For an example, when I implemented OPA Style, a strategy to promote mastery of past tense verbs (for more details, please read the article posted in this blog on 14 April 2018), these are my contents:
Learners’ PROGRESS can be measured by examining the length of their paragraph and time taken to complete each paragraph.
Then, when I implemented DIVER FORMS (for more details, please read the article posted in this blog on 21 December 2017), a strategy to promote language accuracy among learners, I divided the three phases this way:
Based on Table 2, it is obvious that learners’ PROGRESS can be measured based on their ability to construct error-free sentences and identify as well as correct errors on their own.
In enhancing my learners' vocabulary, a vocabulary enrichment programme was implemented in three phases too. As many of them were quite reluctant learners, they only had to learn 3 new words per day during Phase 1 (Jan-Mac). Further details on how to enrich their vocabulary were briefed to them. The learners had to learn 5 new words per day in Phase 2 (Apr-May). On the other hand, in Phase 3 which began in June (until July) the learners had to learn 6-10 new words per day. No doubt, looking at the number of words learnt per day, progress was a bit slow. However, to me, what is more significant is the systematic and ongoing efforts to learn new words on daily basis.
In implementing any strategy, ESL teachers need to consider the process or phases that their learners should go through. Most of the time, teachers have little challenges teaching good or excellent learners. These learners do not have to take any “baby steps” to complete their tasks. If it is an essay writing task, they can just write the 350-word essay straight away independently.
However, when it comes to intermediate learners and below, I believe, ESL teachers should consider implementing their teaching and learning strategies in three phases. These are the reasons:
Intermediate / Lower-intermediate learners do need much guidance from teachers. It is not fair for ESL teachers to expect sudden progress such as having error-free sentences from them straight away or after only a few lessons on grammar. When there is Phase 1, teachers can offer the much needed guidance to their learners.
Learners, especially the weak ones, feel less stressful to accomplish their task as they are heavily guided first for quite some time before they become more and more independent.
Learners also feel it is more manageable to complete the tasks given to them, especially in Phase 1 and Phase 2, as in those stages they are much guided either by the teacher or peers.
Teachers as well as learners themselves can easily gauge progress in learning. When learners shift to Phase 2, they can notice the little progress made. Similarly, they will be able to witness and experience more progress when they reach Phase 3.
I would also like to highlight the GENERAL FEATURES of each phase. Hopefully, these features would be a resourceful guide for ESL teachers especially the new ones. Based on my experience, I prefer to describe the phases as:
Introduction of the learning and teaching strategy (name, aim, objectives)
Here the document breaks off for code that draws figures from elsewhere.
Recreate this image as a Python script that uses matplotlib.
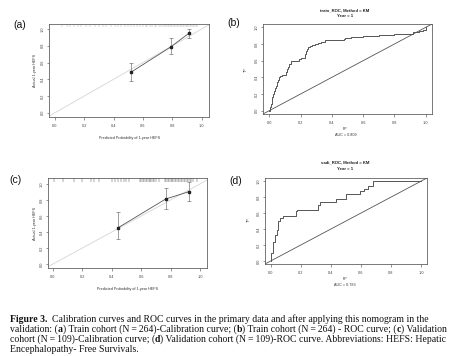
import matplotlib
matplotlib.use('Agg')
import matplotlib.pyplot as plt

W, H = 456, 356

# ---------------- data ----------------
ticks = [0.0, 0.2, 0.4, 0.6, 0.8, 1.0]
tick_labels = ["0.0", "0.2", "0.4", "0.6", "0.8", "1.0"]

cal_a_pred = [0.519, 0.789, 0.912]
cal_a_obs = [0.485, 0.786, 0.948]
cal_a_lo = [0.38, 0.70, 0.896]
cal_a_hi = [0.60, 0.89, 1.005]
rug_a = [0.05, 0.08, 0.10, 0.13, 0.16, 0.18, 0.21, 0.24, 0.27, 0.30, 0.33, 0.35,
         0.38, 0.41, 0.43, 0.45, 0.48, 0.50, 0.52, 0.54, 0.56, 0.58, 0.60, 0.62,
         0.63, 0.65, 0.66, 0.68, 0.69, 0.71, 0.72, 0.74, 0.75, 0.76, 0.77, 0.78,
         0.79, 0.80, 0.81, 0.82, 0.83, 0.84, 0.85, 0.86, 0.87, 0.88, 0.89, 0.90,
         0.91, 0.92, 0.93, 0.94, 0.95, 0.96, 0.97]

cal_c_pred = [0.444, 0.767, 0.925]
cal_c_obs = [0.454, 0.8125, 0.904]
cal_c_lo = [0.309, 0.683, 0.79]
cal_c_hi = [0.654, 0.954, 1.02]
rug_c = [0.01, 0.07, 0.14, 0.20, 0.26, 0.28, 0.31, 0.40, 0.42, 0.44, 0.46, 0.48,
         0.50, 0.52, 0.59, 0.60, 0.61, 0.62, 0.63, 0.64, 0.65, 0.66, 0.67, 0.68,
         0.69, 0.70, 0.72, 0.76, 0.77, 0.78, 0.79, 0.80, 0.81, 0.82, 0.83, 0.84,
         0.85, 0.86, 0.87, 0.88, 0.89, 0.90, 0.91, 0.92, 0.93, 0.94, 0.95, 0.98]

roc_b_fp = [0.0, 0.005, 0.01, 0.015, 0.02, 0.025, 0.03, 0.035, 0.042, 0.048, 0.055,
            0.062, 0.07, 0.08, 0.105, 0.112, 0.12, 0.127, 0.136, 0.19, 0.2, 0.228,
            0.233, 0.24, 0.25, 0.262, 0.275, 0.29, 0.31, 0.33, 0.357, 0.475, 0.485,
            0.52, 0.56, 0.6, 0.7, 0.8, 0.88, 0.92, 0.96, 0.98, 1.0]
roc_b_tp = [0.0, 0.04, 0.08, 0.12, 0.16, 0.2, 0.24, 0.27, 0.3, 0.34, 0.37,
            0.4, 0.42, 0.43, 0.47, 0.5, 0.53, 0.56, 0.6, 0.62, 0.635, 0.68,
            0.72, 0.74, 0.76, 0.775, 0.785, 0.8, 0.815, 0.83, 0.843, 0.865, 0.875,
            0.88, 0.89, 0.9, 0.91, 0.915, 0.925, 0.94, 0.955, 0.97, 1.0]

roc_d_fp = [0.0, 0.0, 0.011, 0.027, 0.038, 0.049, 0.06, 0.082, 0.17, 0.175, 0.315,
            0.326, 0.435, 0.497, 0.592, 0.62, 0.647, 0.68, 1.0]
roc_d_tp = [0.0, 0.093, 0.233, 0.326, 0.389, 0.494, 0.536, 0.569, 0.62, 0.636, 0.70,
            0.737, 0.78, 0.838, 0.872, 0.905, 0.934, 1.0, 1.0]

auc_b = "0.809"
auc_d = "0.783"
title_b = "train_ROC, Method = KM"
title_d = "vadi_ROC, Method = KM"
year_txt = "Year = 1"
cal_xlabel = "Predicted Probability of 1-year HEFS"
cal_ylabel = "Actual 1-year HEFS"

caption = [
    [("Figure 3.", True), ("  Calibration curves and ROC curves in the primary data and after applying this nomogram in the", False)],
    [("validation: (", False), ("a", True), (") Train cohort (N\u2009=\u2009264)-Calibration curve; (", False), ("b", True),
     (") Train cohort (N\u2009=\u2009264) - ROC curve; (", False), ("c", True), (") Validation", False)],
    [("cohort (N\u2009=\u2009109)-Calibration curve; (", False), ("d", True),
     (") Validation cohort (N\u2009=\u2009109)-ROC curve. Abbreviations: HEFS: Hepatic", False)],
    [("Encephalopathy- Free Survivals.", False)],
]

# ---------------- figure ----------------
plt.rcParams['font.family'] = ['Liberation Sans', 'DejaVu Sans']
fig = plt.figure(figsize=(W / 100, H / 100), dpi=100)
fig.patch.set_facecolor('white')


def P(x, y):
    return x / W, 1 - y / H


def add_ax(l, t, r, b):
    return fig.add_axes([l / W, 1 - b / H, (r - l) / W, (b - t) / H])


def style(ax, xlim, ylim):
    ax.set_xlim(*xlim)
    ax.set_ylim(*ylim)
    ax.set_xticks(ticks)
    ax.set_xticklabels(tick_labels)
    ax.set_yticks(ticks)
    ax.set_yticklabels(tick_labels, rotation=90, va='center')
    ax.tick_params(length=1.8, width=0.4, labelsize=2.8,
                   colors='#444444', direction='out')
    ax.tick_params(axis='x', pad=3.4)
    ax.tick_params(axis='y', pad=1.3)
    for s in ax.spines.values():
        s.set_linewidth(0.55)
        s.set_color('#555555')


def calib(ax, pred, obs, lo, hi, rug, rugcol, ylim):
    ax.axline((0, 0), (1, 1), color='#d5d5d5', lw=0.6, zorder=1)
    ax.plot(pred, obs, color='#555555', lw=0.6, zorder=2)
    yerr = [[o - l for o, l in zip(obs, lo)], [h - o for o, h in zip(obs, hi)]]
    ax.errorbar(pred, obs, yerr=yerr, fmt='s', ms=1.6, color='#222222',
                ecolor='#777777', elinewidth=0.5, capsize=1.2, capthick=0.5, zorder=3)
    ax.vlines(rug, 1.02, ylim[1], color=rugcol, lw=0.35, zorder=2)


def roc(ax, fp, tp):
    ax.axline((0, 0), (1, 1), color='#555555', lw=0.6)
    ax.plot(fp, tp, drawstyle='steps-post', color='#555555', lw=0.7)


# (a)
ax_a = add_ax(49, 24, 209, 117)
ylim_a = (-0.05, 1.06)
style(ax_a, (-0.04, 1.05), ylim_a)
calib(ax_a, cal_a_pred, cal_a_obs, cal_a_lo, cal_a_hi, rug_a, '#b0b0b0', ylim_a)

# (b)
ax_b = add_ax(263, 24, 432, 114)
style(ax_b, (-0.04, 1.04), (-0.04, 1.04))
roc(ax_b, roc_b_fp, roc_b_tp)

# (c)
ax_c = add_ax(48, 178, 207, 268)
ylim_c = (-0.05, 1.075)
style(ax_c, (-0.034, 1.048), ylim_c)
calib(ax_c, cal_c_pred, cal_c_obs, cal_c_lo, cal_c_hi, rug_c, '#555555', ylim_c)

# (d)
ax_d = add_ax(265, 178, 427, 264)
style(ax_d, (-0.04, 1.04), (-0.04, 1.04))
roc(ax_d, roc_d_fp, roc_d_tp)

# axis labels / titles
lab = dict(fontsize=2.7, color='#333333', ha='center', va='center')
fig.text(*P(35, 70), cal_ylabel, rotation=90, **lab)
fig.text(*P(130, 138), cal_xlabel, **lab)
fig.text(*P(35, 223), cal_ylabel, rotation=90, **lab)
fig.text(*P(128, 289), cal_xlabel, **lab)

fig.text(*P(246, 70), "TP", rotation=90, **lab)
fig.text(*P(345.5, 128.5), "FP", **lab)
fig.text(*P(345.5, 135), "AUC = " + auc_b, **lab)
fig.text(*P(248.5, 220), "TP", rotation=90, **lab)
fig.text(*P(345, 278.5), "FP", **lab)
fig.text(*P(345, 285.5), "AUC = " + auc_d, **lab)

tit = dict(fontsize=3.1, color='#222222', ha='center', va='center', fontweight='bold')
fig.text(*P(345, 10), title_b, **tit)
fig.text(*P(345, 15.8), year_txt, **tit)
fig.text(*P(345, 162.5), title_d, **tit)
fig.text(*P(345, 168.5), year_txt, **tit)

pl = dict(fontsize=7.5, color='#111111', ha='center', va='center')
fig.text(*P(20, 25), "(a)", **pl)
fig.text(*P(233.5, 23), "(b)", **pl)
fig.text(*P(15.5, 180), "(c)", **pl)
fig.text(*P(235.5, 181), "(d)", **pl)

# ---------------- caption ----------------
renderer = fig.canvas.get_renderer()
SERIF = ['Liberation Serif', 'DejaVu Serif']


def measure(s, fs, bold):
    t = fig.text(0, 0, s, fontsize=fs, family=SERIF,
                 fontweight='bold' if bold else 'normal')
    w = t.get_window_extent(renderer).width
    t.remove()
    return w


def advance(s, fs, bold):
    # width including trailing spaces, via a marker glyph
    return measure(s + "|", fs, bold) - measure("|", fs, bold)


def layout_line(segs, fs, x0, yb, draw):
    x = x0
    for text, bold in segs:
        if draw:
            fig.text(x / W, 1 - yb / H, text, fontsize=fs, family=SERIF,
                     fontweight='bold' if bold else 'normal',
                     ha='left', va='baseline', color='#111111')
        x += advance(text, fs, bold)
    return x - x0


fs0 = 10.0
w2 = layout_line(caption[1], fs0, 10, 0, False)
fs = fs0 * 436.0 / w2
baselines = [321.5, 331.5, 341.5, 351.5]
for segs, yb in zip(caption, baselines):
    layout_line(segs, fs, 10, yb, True)

fig.savefig('out.png', dpi=100, facecolor='white')
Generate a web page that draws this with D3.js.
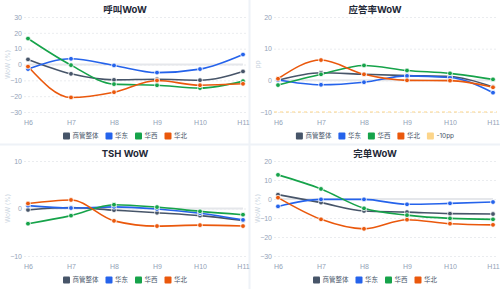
<!DOCTYPE html>
<html><head><meta charset="utf-8">
<script src="https://cdn.jsdelivr.net/npm/d3@7/dist/d3.min.js"></script>
<style>
html,body{margin:0;padding:0;background:#fff;}
svg{display:block;font-family:"Inter","Noto Sans CJK SC","Noto Sans",sans-serif;}
</style></head><body>
<svg id="c" width="500" height="289"></svg>
<script>
const categories = ["H6","H7","H8","H9","H10","H11"];
const seriesNames = ["商管整体","华东","华西","华北"];
const seriesColors = ["#475569","#2563eb","#16a34a","#ea580c"];

const titles = ["呼叫WoW","应答率WoW","TSH WoW","完单WoW"];
const axisTitles = ["WoW (%)","pp","WoW (%)","WoW (%)"];
const yTicks = [[-30,-20,-10,0,10,20,30],[-10,0,10,20],[-10,0,10],[-30,-20,-10,0,10,20]];

// panel 1: 呼叫WoW
const callTotal = [3.2,-5.9,-9.7,-9.3,-9.9,-4.4];
const callEast  = [-2.9,3.6,-0.6,-5.1,-2.9,6.3];
const callWest  = [16.4,-0.4,-12.4,-13.1,-14.9,-10.5];
const callNorth = [-1.3,-20.8,-17.5,-10.1,-13.1,-12.2];
// panel 2: 应答率WoW
const ansTotal = [0,2.4,1.9,1.5,1.2,-2.1];
const ansEast  = [0.1,-1.4,-0.6,1.4,0.9,-3.9];
const ansWest  = [-1.5,1.9,4.7,3.1,2.2,0.3];
const ansNorth = [0.5,6.4,1.9,0,-0.1,-2.2];
const ansThreshold = -10;
const ansThresholdLabel = "-10pp";
// panel 3: TSH WoW
const tshTotal = [-0.3,0.2,-0.35,-0.9,-1.5,-2.5];
const tshEast  = [0.6,0.1,0.35,-0.1,-1.0,-2.4];
const tshWest  = [-3.2,-1.5,0.8,0.3,-0.6,-1.3];
const tshNorth = [1.05,1.8,-2.6,-3.7,-3.5,-3.7];
// panel 4: 完单WoW
const doneTotal = [2.3,-1.9,-6.3,-6.9,-7.7,-7.9];
const doneEast  = [-3.9,-0.2,-0.2,-2.8,-2.3,-1.6];
const doneWest  = [12.7,5.3,-4.9,-8.5,-10.2,-10.7];
const doneNorth = [0.7,-10.7,-15.7,-10.9,-13.0,-13.6];

const panelData = [
  [callTotal,callEast,callWest,callNorth],
  [ansTotal,ansEast,ansWest,ansNorth],
  [tshTotal,tshEast,tshWest,tshNorth],
  [doneTotal,doneEast,doneWest,doneNorth]
];

const svg = d3.select("#c");
// separators
svg.append("rect").attr("x",248.5).attr("y",0).attr("width",2).attr("height",289).attr("fill","#eef2f7");
svg.append("rect").attr("x",0).attr("y",143.5).attr("width",500).attr("height",2).attr("fill","#eef2f7");

const offsets = [[0,0],[250,0],[0,144],[250,144]];

panelData.forEach((series,pi)=>{
  const [ox,oy] = offsets[pi];
  const g = svg.append("g").attr("transform",`translate(${ox},${oy})`);
  const ticks = yTicks[pi];
  const x = d3.scalePoint().domain(categories).range([28,243]);
  const y = d3.scaleLinear().domain([d3.min(ticks),d3.max(ticks)]).range([112,17]);

  // title
  g.append("text").attr("x",125).attr("y",12.5).attr("text-anchor","middle")
    .attr("font-size",9.5).attr("font-weight","bold").attr("fill","#1f2937").text(titles[pi]);

  // grid
  const yAxis = d3.axisLeft(y).tickValues(ticks).tickSize(0).tickPadding(0).tickFormat(d3.format("d"));
  const ga = g.append("g").attr("transform","translate(22,0)").call(yAxis);
  ga.select(".domain").remove();
  ga.selectAll("text").attr("fill","#94a3b8").attr("font-size",7).attr("x",0);
  ga.selectAll(".tick").append("line").attr("x1",2).attr("x2",225).attr("y1",0).attr("y2",0)
    .attr("stroke","#e5e7eb").attr("stroke-width",0.8).attr("stroke-dasharray","2,2");

  // zero line
  g.append("line").attr("x1",x(categories[0])).attr("x2",x(categories[categories.length-1]))
    .attr("y1",y(0)).attr("y2",y(0)).attr("stroke","#e5e7eb").attr("stroke-width",2);

  // threshold for panel 2
  if(pi===1){
    g.append("line").attr("x1",24).attr("x2",247).attr("y1",y(ansThreshold)).attr("y2",y(ansThreshold))
      .attr("stroke","#fcd58a").attr("stroke-width",1).attr("stroke-dasharray","3,3");
  }

  // axis title
  g.append("text").attr("transform",`translate(9.5,${(17+112)/2}) rotate(-90)`).attr("text-anchor","middle")
    .attr("font-size",6.5).attr("fill","#cbd5e1").text(axisTitles[pi]);

  // x axis labels
  const xAxis = d3.axisBottom(x).tickSize(0).tickPadding(0);
  const gx = g.append("g").attr("transform","translate(0,120)").call(xAxis);
  gx.select(".domain").remove();
  gx.selectAll("text").attr("fill","#94a3b8").attr("font-size",7).attr("dy","0.71em");

  // lines
  const line = d3.line().x((d,i)=>x(categories[i])).y(d=>y(d)).curve(d3.curveMonotoneX);
  series.forEach((vals,si)=>{
    g.append("path").attr("d",line(vals)).attr("fill","none")
      .attr("stroke",seriesColors[si]).attr("stroke-width",1.6);
  });
  series.forEach((vals,si)=>{
    g.selectAll(null).data(vals).enter().append("circle")
      .attr("cx",(d,i)=>x(categories[i])).attr("cy",d=>y(d)).attr("r",2.4)
      .attr("fill",seriesColors[si]).attr("stroke","#fff").attr("stroke-width",0.8);
  });

  // legend
  const items = seriesNames.map((n,i)=>({name:n,color:seriesColors[i],dash:false}));
  if(pi===1) items.push({name:ansThresholdLabel,color:"#fcd58a",dash:true});
  const lg = g.append("g");
  let cx = 0;
  items.forEach(it=>{
    const ig = lg.append("g").attr("transform",`translate(${cx},0)`);
    ig.append("rect").attr("x",0).attr("y",-3.5).attr("width",7).attr("height",7).attr("rx",1)
      .attr("fill",it.color);
    const t = ig.append("text").attr("x",9.5).attr("y",0).attr("dy","0.35em").attr("font-size",6.5)
      .attr("fill","#475569").text(it.name);
    const w = t.node().getComputedTextLength();
    cx += 9.5 + w + 7;
  });
  const total = cx - 7;
  lg.attr("transform",`translate(${125-total/2},136)`);
});
</script>
</body></html>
Understanding the concept involved
Revision of a selected item, if relevant e.g. basic grammar rules
Exploration of the strategy; doing practices
Applying the strategy with minimal requirements (e.g. lesser number of new words to learn, write only 30-word paragraph for the writing task).
Much guidance offered by the teacher
Activities are often in groups
Longer time is allowed to complete the task given (e.g. 20 minutes)
Maybe the longest phase depending on the focus of the implemented strategy
Lesser guidance by the teacher and peer coaching is encouraged
Roughly 50% group work, 30% pair work, 20% individual work
Continuation of practices to reinforce understanding of the strategy
Time to complete the task is shortened a bit (e.g. 15 minutes)
Normally the second longest phase
Minimal guidance by the teacher; roughly 50% individual work, 30% pair work, 20 percent group work
Reinforcement of the implemented strategy
Time taken to complete the task should be practical (not too long, not too short). For an instance, the time taken to write a 70-word paragraph in Phase 3 should only be 10 minutes. This time limit is in line with the amount of time given for Continuous Writing in SPM (If one 70-word paragraph takes 10 minutes, then to complete an essay, pupils need to write about five paragraphs; five 70-word paragraphs will take 50 minutes)
Can be the shortest phase
For myself, as mentioned earlier, I always implement my teaching and learning strategies in three phases. Planning is crucial as the three-phase implementation of any strategy involves a duration, sometimes several months. Poor planning for each phase may contribute to the ineffectiveness or the worst case, failure to achieve the desired outcome. Therefore, ESL teachers should plan wisely as the saying goes “THOSE WHO FAIL TO PLAN, THEY ARE ACTUALLY PLANNING TO FAIL”.